The Tankas or boat people are a sinicised ethnic group in Southern China who have traditionally lived on junks in coastal parts of Guangdong, Guangxi, Fujian, Hainan, Shanghai, Zhejiang and along the Yangtze river, as well as Hong Kong, and Macau.
The boat people are referred to with other different names outside of Guangdong (not called Tanka). Though many now live onshore, some from the older generations still live on their boats and pursue their traditional livelihood of fishing.
Historically, the Tankas were considered to be outcasts. Since they were boat people who lived by the sea, they were sometimes referred to as “sea gypsies” by both Chinese and British. Tanka origins can be traced back to the native ethnic minorities of southern China known historically as the Baiyue who may have taken refuge on the sea and gradually assimilated into Han culture. However, Tanka have preserved many of their native traditions that are not found in Han Chinese culture.
A small number of Tankas also live in parts of Vietnam. There they are called Dan and are classified as a subgroup of the Ngái ethnicity
According to official Liu Zongyuan (773–819) of the Tang Dynasty, there were Tanka people settled in the boats of nowadays Guangdong province and Guangxi Zhang autonomous region.
“Tank” is a Cantonese term for boat or junk and “ka” means family or peoples. The term Tanka is now considered derogatory and no longer in common use. These boat dwellers are now referred to in China as “on-water people” or “people of the southern sea”.
“Boat People” is a commonly used translation, although it may be confused with the similar term for Vietnamese refugees in Hong Kong.
Both the Tanka and the Cantonese speak Cantonese. However, Tanka living in Fujian speak Min Chinese.
“Boat people” was a general term for the Tanka. The name Tanka was used only by Cantonese to describe the Tanka of the Pearl River Delta.
The Tanka boat people of the Yangtze region were called the Nine surnames fishermen households, while Tanka families living on land were called the Mean households.

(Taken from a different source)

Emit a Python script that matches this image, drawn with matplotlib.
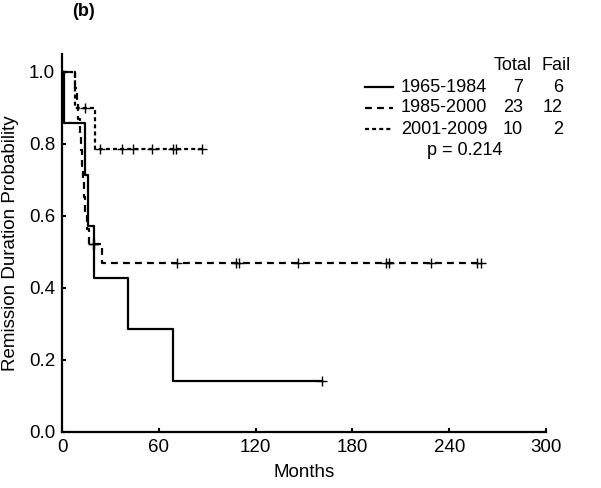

There were two distinct categories of people based on their way of life, and they were further divided into different groups. The Hakka and Cantonese lived on land; the Tanka lived on boats and were both classified as boat people.
The differences between the sea dwelling Tanka and land dwellers were not based merely on their way of life. Cantonese and Hakka who lived on land fished sometimes for a living, but these land fishermen never mixed or married with the Tanka fishermen. Tanka were barred from Cantonese and Hakka celebrations.
British reports on Hong Kong described the Tanka including Hoklo-speaking Tanka boat people living in Hong Kong “since time unknown”. The encyclopaedia Americana alleged that Tanka lived in Hong Kong “since prehistoric times”.
The Tanka people are found throughout the coasts and rivers of the following region.
Some Chinese myths claim that animals were the ancestors of the Barbarians, including the Tanka people. Some ancient Chinese sources claimed that water snakes were the ancestors of the Tanka, saying that they could last for three days in the water, without breathing air.
The Tanka are considered by some scholars to be related to other minority peoples of southern China, such as the Yao and Li people (Miao). The Amoy University anthropologist Ling Hui-hsiang wrote on his theory of the Fujian Tanka being descendants of the Bai Yue. He claimed that Guangdong and Fujian Tanka are definitely descended from the old Bai Yue peoples, and that they may have been ancestors of the Malay race. The Tanka inherited their lifestyle and culture from the original Yue peoples who inhabited Hong Kong during the Neolithic era. After the First Emperor of China conquered Hong Kong, groups from northern and central China moved into the general area of Guangdong, including Hong Kong.
One theory proposes that the ancient Yue inhabitants of southern China are the ancestors of the modern Tanka boat people. The majority of western academics subscribe to this theory, and use Chinese historical sources. The Tanka’s ancestors had been pushed to the southern coast by Chinese peasants who took over their land.
During the British colonial era in Hong Kong, the Tanka were considered a separate ethnic group from the Punti, Hakka, and Hoklo. Punti is another name for Cantonese (it means “local”), who came from mainly Guangdong districts. The Hakka and Hoklo are not considered as Puntis.
The Tanka have been compared to the She people by some historians, practising Han Chinese culture, while being an ethnic minority descended from natives of Southern China.